▸ Written problem
Quote all lines below exactly. Images stay out.

▸ Records for the exercise
··········
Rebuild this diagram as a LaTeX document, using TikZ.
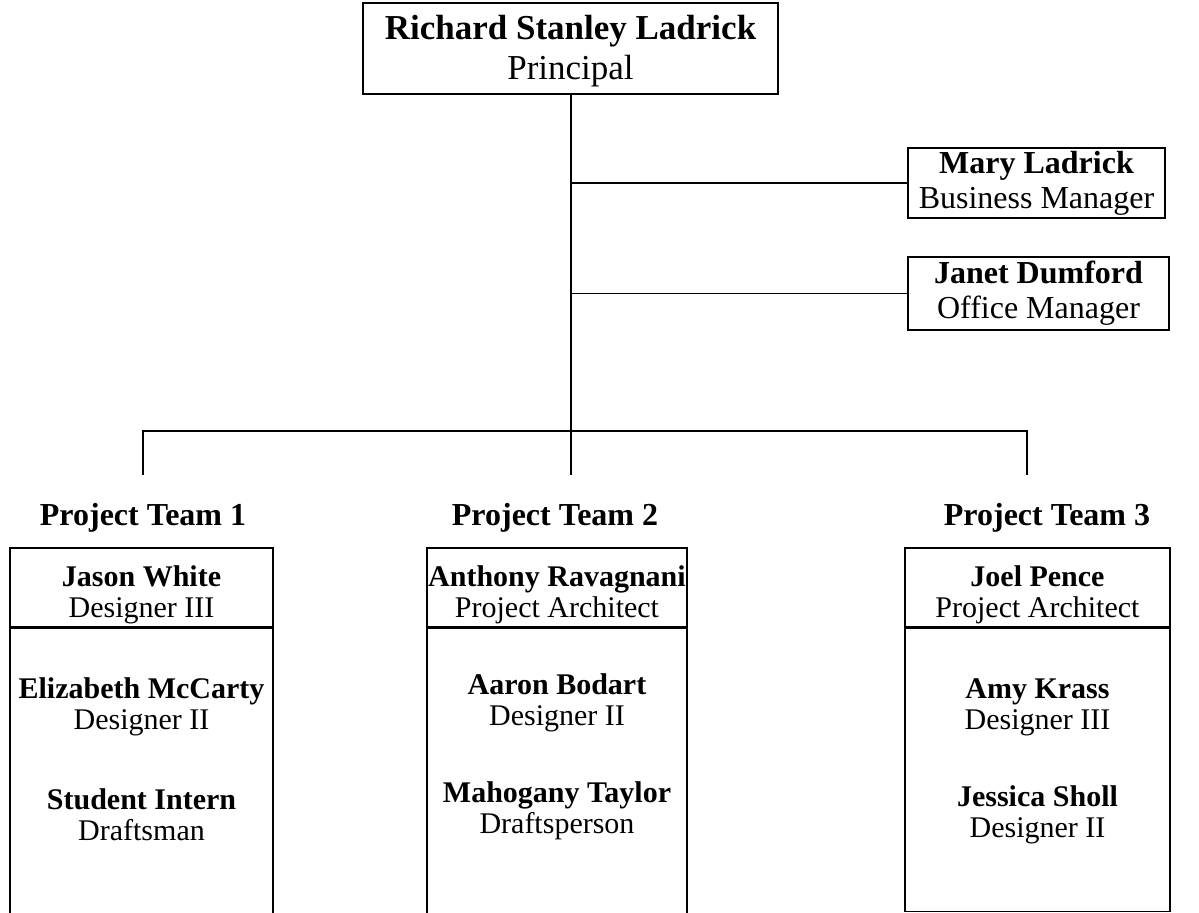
\documentclass[tikz,border=0pt]{standalone}
\usepackage{fontspec}
\setmainfont{Liberation Serif}
\usetikzlibrary{positioning}

\begin{document}
\begin{tikzpicture}[x=0.5pt,y=-0.5pt,line width=0.8pt,node distance=54pt,on grid,
  box/.style={draw,rectangle,inner sep=0pt,align=center},
  big/.style={font=\fontsize{17.5}{20}\selectfont},
  mid/.style={font=\fontsize{16}{17.5}\selectfont},
  small/.style={font=\fontsize{15}{15.5}\selectfont,align=center},
  team/.style={font=\fontsize{16}{17}\selectfont\bfseries}]
  \clip (0,0) rectangle (1199,912);
  \node[box,big,minimum width=207.5pt,minimum height=45.5pt,text height=35pt] (boss) at (570.5,48.5) {\textbf{Richard Stanley Ladrick}\\Principal};
  \node[box,mid,minimum width=128.5pt,minimum height=35pt] (bm) at (1036.5,183) {\textbf{Mary Ladrick}\\Business Manager};
  \node[box,mid,minimum width=130.5pt,minimum height=36.5pt] (om) at (1038.5,293.5) {\textbf{Janet Dumford}\\Office Manager};
  \coordinate (d_1) at (143,475);
  \coordinate (d_2) at (571,475);
  \coordinate (d_3) at (1027,475);
  \coordinate (bus) at (571,431);
  \draw (boss.south -| d_2) -- (d_2);
  \draw (d_2 |- bm.west) -- (bm.west);
  \draw (d_2 |- om.west) -- (om.west);
  \draw (d_1) -- (d_1 |- bus) -- (d_3 |- bus) -- (d_3);

  % project teams
  \node[team] (pt_1) at (143,518) {Project Team 1};
  \node[team] (pt_2) at (555,518) {Project Team 2};
  \node[team] (pt_3) at (1047,518) {Project Team 3};

  \node[box,small,minimum width=131.5pt,minimum height=39.5pt,text height=33pt] (h_1) at (141.5,587.5) {\textbf{Jason White}\\Designer III};
  \node[box,small,minimum width=130pt,minimum height=39.5pt,text height=33pt] (h_2) at (557,587.5) {\textbf{Anthony Ravagnani}\\Project Architect};
  \node[box,small,minimum width=132.5pt,minimum height=39.5pt,text height=33pt] (h_3) at (1037.5,587.5) {\textbf{Joel Pence}\\Project Architect};
  \node[box,minimum width=131.5pt,minimum height=170pt,anchor=north] (b_1) at (h_1.south) {};
  \node[box,minimum width=130pt,minimum height=170pt,anchor=north] (b_2) at (h_2.south) {};
  \node[box,minimum width=132.5pt,minimum height=141.5pt,anchor=north] (b_3) at (h_3.south) {};

  \node[small] (e_1) at (141.5,707) {\textbf{Elizabeth McCarty}\\Designer II};
  \node[small] (s_1) [below=of e_1] {\textbf{Student Intern}\\Draftsman};
  \node[small] (a_2) at (557,703) {\textbf{Aaron Bodart}\\Designer II};
  \node[small] (m_2) [below=of a_2] {\textbf{Mahogany Taylor}\\Draftsperson};
  \node[small] (a_3) at (1037.5,707) {\textbf{Amy Krass}\\Designer III};
  \node[small] (j_3) [below=of a_3] {\textbf{Jessica Sholl}\\Designer II};
\end{tikzpicture}
\end{document}
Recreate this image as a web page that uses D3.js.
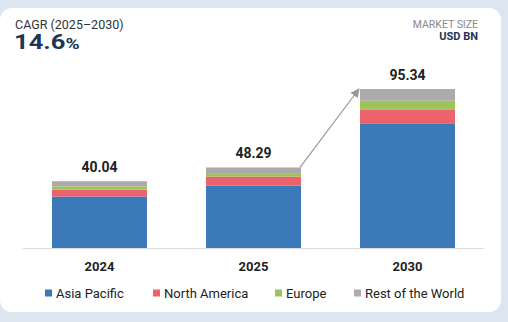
<!DOCTYPE html>
<html>
<head>
<meta charset="utf-8">
<script src="https://cdn.jsdelivr.net/npm/d3@7"></script>
<style>
  html, body { margin: 0; padding: 0; background: #dbe6f1; }
  svg { display: block; font-family: Roboto, "Noto Sans", sans-serif; }
</style>
</head>
<body>
<svg id="chart" width="508" height="322"></svg>
<script>
const years = ["2024", "2025", "2030"];
const totals = [40.04, 48.29, 95.34];
const seriesNames = ["Asia Pacific", "North America", "Europe", "Rest of the World"];
const asiaPacific = [30.9, 37.45, 74.4];
const northAmerica = [4.1, 5.4, 8.4];
const europe = [2.0, 2.05, 5.6];
const restOfWorld = [3.04, 3.39, 6.94];
const colors = ["#3b79b8", "#ec636b", "#9dc35b", "#aeaaab"];

const svg = d3.select("#chart");

// card
svg.append("rect").attr("x", 0).attr("y", 8).attr("width", 501).attr("height", 304)
  .attr("rx", 12).attr("fill", "#ffffff");

// header
svg.append("text").attr("x", 15).attr("y", 28.5).attr("font-size", 12.5).attr("fill", "#333")
  .text("CAGR (2025–2030)");
const big = svg.append("text").attr("transform", "translate(14,48.5) scale(1.28,1)")
  .attr("fill", "#1d3658").attr("font-weight", "bold");
big.append("tspan").attr("font-size", 20).text("14.6");
big.append("tspan").attr("font-size", 15).text("%");

svg.append("text").attr("x", 478).attr("y", 27.8).attr("text-anchor", "end").attr("font-size", 10.5)
  .attr("fill", "#888").text("MARKET SIZE");
svg.append("text").attr("x", 478).attr("y", 39.5).attr("text-anchor", "end").attr("font-size", 11)
  .attr("font-weight", "bold").attr("fill", "#1d3658").text("USD BN");

const data = years.map((y, i) => ({
  year: y,
  "Asia Pacific": asiaPacific[i],
  "North America": northAmerica[i],
  "Europe": europe[i],
  "Rest of the World": restOfWorld[i],
  total: totals[i]
}));

const x = d3.scaleBand().domain(years).range([22.5, 484.5]).paddingInner(0.383).paddingOuter(0.1915);
const y = d3.scaleLinear().domain([0, 95.34]).range([248, 89]);

const stack = d3.stack().keys(seriesNames);
const layers = stack(data);

svg.append("g").selectAll("g").data(layers).join("g")
  .attr("fill", (d, i) => colors[i])
  .selectAll("rect").data(d => d).join("rect")
  .attr("x", d => x(d.data.year))
  .attr("width", x.bandwidth())
  .attr("y", d => y(d[1]))
  .attr("height", d => y(d[0]) - y(d[1]));

// axis
const axis = svg.append("g").attr("transform", "translate(0,248)")
  .call(d3.axisBottom(x).tickSize(0).tickPadding(14));
axis.select(".domain").attr("stroke", "#dcdcdc").attr("d", "M23,0.5H484");
axis.selectAll("text").attr("font-size", 13).attr("font-weight", "bold").attr("fill", "#222")
  .attr("font-family", "Roboto, sans-serif");

// value labels
svg.append("g").selectAll("text").data(data).join("text")
  .attr("x", d => x(d.year) + x.bandwidth() / 2)
  .attr("y", d => y(d.total) - 9.5)
  .attr("text-anchor", "middle").attr("font-size", 14).attr("font-weight", "bold").attr("fill", "#222")
  .text(d => d.total.toFixed(2));

// arrow
svg.append("defs").append("marker").attr("id", "ah").attr("viewBox", "0 0 10 10")
  .attr("refX", 9).attr("refY", 5).attr("markerWidth", 9).attr("markerHeight", 9)
  .attr("markerUnits", "userSpaceOnUse").attr("orient", "auto")
  .append("path").attr("d", "M0,0L10,5L0,10z").attr("fill", "#999");
const x1 = x("2025") + x.bandwidth(), y1 = y(totals[1]);
const x2 = x("2030") - 1, y2 = y(totals[2]);
svg.append("line").attr("x1", x1 - 1).attr("y1", y1).attr("x2", x2).attr("y2", y2)
  .attr("stroke", "#999").attr("stroke-width", 1.2).attr("marker-end", "url(#ah)");

// legend
const legendX = [45, 153, 275, 354];
const lg = svg.append("g").selectAll("g").data(seriesNames).join("g")
  .attr("transform", (d, i) => `translate(${legendX[i]},289.5)`);
lg.append("rect").attr("width", 7).attr("height", 7).attr("fill", (d, i) => colors[i]);
lg.append("text").attr("x", 11).attr("y", 8).attr("font-size", 13).attr("fill", "#222").text(d => d);
</script>
</body>
</html>
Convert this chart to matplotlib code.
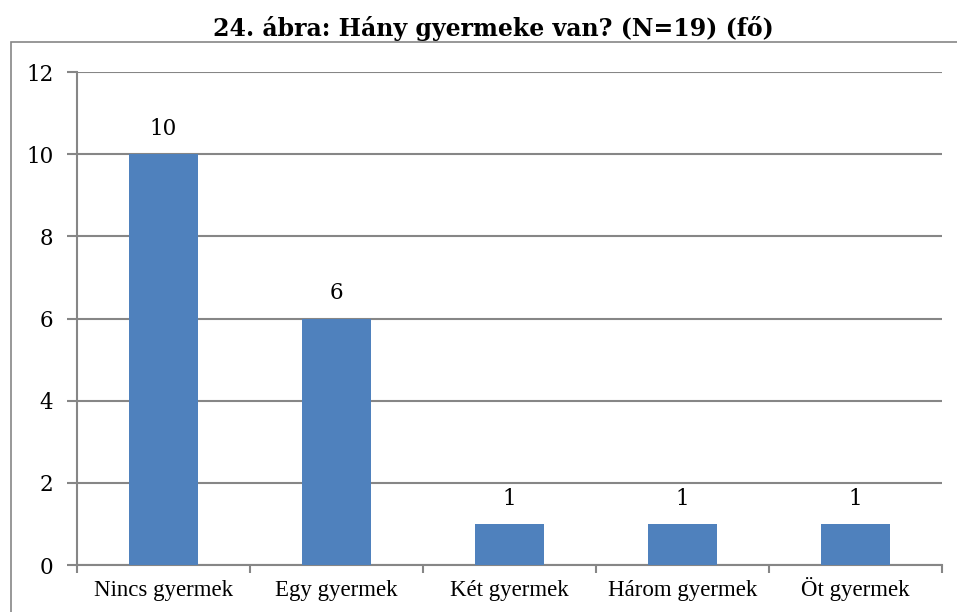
··········
▸ Result for this exercise
Rebuild this diagram as a LaTeX document, using TikZ.
\documentclass[tikz,border=0pt]{standalone}
\usepackage{fontspec}
\setmainfont{Liberation Serif}
\usetikzlibrary{positioning}

\begin{document}
\begin{tikzpicture}[x=0.5pt,y=-0.5pt,line width=0.8pt,node distance=54pt,on grid,
  box/.style={draw,rectangle,inner sep=0pt,align=center},
  big/.style={font=\fontsize{17.5}{20}\selectfont},
  mid/.style={font=\fontsize{16}{17.5}\selectfont},
  small/.style={font=\fontsize{15}{15.5}\selectfont,align=center},
  team/.style={font=\fontsize{16}{17}\selectfont\bfseries}]
  \clip (0,0) rectangle (1199,912);
  \node[box,big,minimum width=207.5pt,minimum height=45.5pt,text height=35pt] (boss) at (570.5,48.5) {\textbf{Richard Stanley Ladrick}\\Principal};
  \node[box,mid,minimum width=128.5pt,minimum height=35pt] (bm) at (1036.5,183) {\textbf{Mary Ladrick}\\Business Manager};
  \node[box,mid,minimum width=130.5pt,minimum height=36.5pt] (om) at (1038.5,293.5) {\textbf{Janet Dumford}\\Office Manager};
  \coordinate (d_1) at (143,475);
  \coordinate (d_2) at (571,475);
  \coordinate (d_3) at (1027,475);
  \coordinate (bus) at (571,431);
  \draw (boss.south -| d_2) -- (d_2);
  \draw (d_2 |- bm.west) -- (bm.west);
  \draw (d_2 |- om.west) -- (om.west);
  \draw (d_1) -- (d_1 |- bus) -- (d_3 |- bus) -- (d_3);

  % project teams
  \node[team] (pt_1) at (143,518) {Project Team 1};
  \node[team] (pt_2) at (555,518) {Project Team 2};
  \node[team] (pt_3) at (1047,518) {Project Team 3};

  \node[box,small,minimum width=131.5pt,minimum height=39.5pt,text height=33pt] (h_1) at (141.5,587.5) {\textbf{Jason White}\\Designer III};
  \node[box,small,minimum width=130pt,minimum height=39.5pt,text height=33pt] (h_2) at (557,587.5) {\textbf{Anthony Ravagnani}\\Project Architect};
  \node[box,small,minimum width=132.5pt,minimum height=39.5pt,text height=33pt] (h_3) at (1037.5,587.5) {\textbf{Joel Pence}\\Project Architect};
  \node[box,minimum width=131.5pt,minimum height=170pt,anchor=north] (b_1) at (h_1.south) {};
  \node[box,minimum width=130pt,minimum height=170pt,anchor=north] (b_2) at (h_2.south) {};
  \node[box,minimum width=132.5pt,minimum height=141.5pt,anchor=north] (b_3) at (h_3.south) {};

  \node[small] (e_1) at (141.5,707) {\textbf{Elizabeth McCarty}\\Designer II};
  \node[small] (s_1) [below=of e_1] {\textbf{Student Intern}\\Draftsman};
  \node[small] (a_2) at (557,703) {\textbf{Aaron Bodart}\\Designer II};
  \node[small] (m_2) [below=of a_2] {\textbf{Mahogany Taylor}\\Draftsperson};
  \node[small] (a_3) at (1037.5,707) {\textbf{Amy Krass}\\Designer III};
  \node[small] (j_3) [below=of a_3] {\textbf{Jessica Sholl}\\Designer II};
\end{tikzpicture}
\end{document}
Recreate this image as a web page that uses D3.js.
<!DOCTYPE html>
<html>
<head>
<meta charset="utf-8">
<script src="https://cdn.jsdelivr.net/npm/d3@7"></script>
<style>
  html, body { margin: 0; padding: 0; background: #dbe6f1; }
  svg { display: block; font-family: Roboto, "Noto Sans", sans-serif; }
</style>
</head>
<body>
<svg id="chart" width="508" height="322"></svg>
<script>
const years = ["2024", "2025", "2030"];
const totals = [40.04, 48.29, 95.34];
const seriesNames = ["Asia Pacific", "North America", "Europe", "Rest of the World"];
const asiaPacific = [30.9, 37.45, 74.4];
const northAmerica = [4.1, 5.4, 8.4];
const europe = [2.0, 2.05, 5.6];
const restOfWorld = [3.04, 3.39, 6.94];
const colors = ["#3b79b8", "#ec636b", "#9dc35b", "#aeaaab"];

const svg = d3.select("#chart");

// card
svg.append("rect").attr("x", 0).attr("y", 8).attr("width", 501).attr("height", 304)
  .attr("rx", 12).attr("fill", "#ffffff");

// header
svg.append("text").attr("x", 15).attr("y", 28.5).attr("font-size", 12.5).attr("fill", "#333")
  .text("CAGR (2025–2030)");
const big = svg.append("text").attr("transform", "translate(14,48.5) scale(1.28,1)")
  .attr("fill", "#1d3658").attr("font-weight", "bold");
big.append("tspan").attr("font-size", 20).text("14.6");
big.append("tspan").attr("font-size", 15).text("%");

svg.append("text").attr("x", 478).attr("y", 27.8).attr("text-anchor", "end").attr("font-size", 10.5)
  .attr("fill", "#888").text("MARKET SIZE");
svg.append("text").attr("x", 478).attr("y", 39.5).attr("text-anchor", "end").attr("font-size", 11)
  .attr("font-weight", "bold").attr("fill", "#1d3658").text("USD BN");

const data = years.map((y, i) => ({
  year: y,
  "Asia Pacific": asiaPacific[i],
  "North America": northAmerica[i],
  "Europe": europe[i],
  "Rest of the World": restOfWorld[i],
  total: totals[i]
}));

const x = d3.scaleBand().domain(years).range([22.5, 484.5]).paddingInner(0.383).paddingOuter(0.1915);
const y = d3.scaleLinear().domain([0, 95.34]).range([248, 89]);

const stack = d3.stack().keys(seriesNames);
const layers = stack(data);

svg.append("g").selectAll("g").data(layers).join("g")
  .attr("fill", (d, i) => colors[i])
  .selectAll("rect").data(d => d).join("rect")
  .attr("x", d => x(d.data.year))
  .attr("width", x.bandwidth())
  .attr("y", d => y(d[1]))
  .attr("height", d => y(d[0]) - y(d[1]));

// axis
const axis = svg.append("g").attr("transform", "translate(0,248)")
  .call(d3.axisBottom(x).tickSize(0).tickPadding(14));
axis.select(".domain").attr("stroke", "#dcdcdc").attr("d", "M23,0.5H484");
axis.selectAll("text").attr("font-size", 13).attr("font-weight", "bold").attr("fill", "#222")
  .attr("font-family", "Roboto, sans-serif");

// value labels
svg.append("g").selectAll("text").data(data).join("text")
  .attr("x", d => x(d.year) + x.bandwidth() / 2)
  .attr("y", d => y(d.total) - 9.5)
  .attr("text-anchor", "middle").attr("font-size", 14).attr("font-weight", "bold").attr("fill", "#222")
  .text(d => d.total.toFixed(2));

// arrow
svg.append("defs").append("marker").attr("id", "ah").attr("viewBox", "0 0 10 10")
  .attr("refX", 9).attr("refY", 5).attr("markerWidth", 9).attr("markerHeight", 9)
  .attr("markerUnits", "userSpaceOnUse").attr("orient", "auto")
  .append("path").attr("d", "M0,0L10,5L0,10z").attr("fill", "#999");
const x1 = x("2025") + x.bandwidth(), y1 = y(totals[1]);
const x2 = x("2030") - 1, y2 = y(totals[2]);
svg.append("line").attr("x1", x1 - 1).attr("y1", y1).attr("x2", x2).attr("y2", y2)
  .attr("stroke", "#999").attr("stroke-width", 1.2).attr("marker-end", "url(#ah)");

// legend
const legendX = [45, 153, 275, 354];
const lg = svg.append("g").selectAll("g").data(seriesNames).join("g")
  .attr("transform", (d, i) => `translate(${legendX[i]},289.5)`);
lg.append("rect").attr("width", 7).attr("height", 7).attr("fill", (d, i) => colors[i]);
lg.append("text").attr("x", 11).attr("y", 8).attr("font-size", 13).attr("fill", "#222").text(d => d);
</script>
</body>
</html>
Convert this chart to matplotlib code.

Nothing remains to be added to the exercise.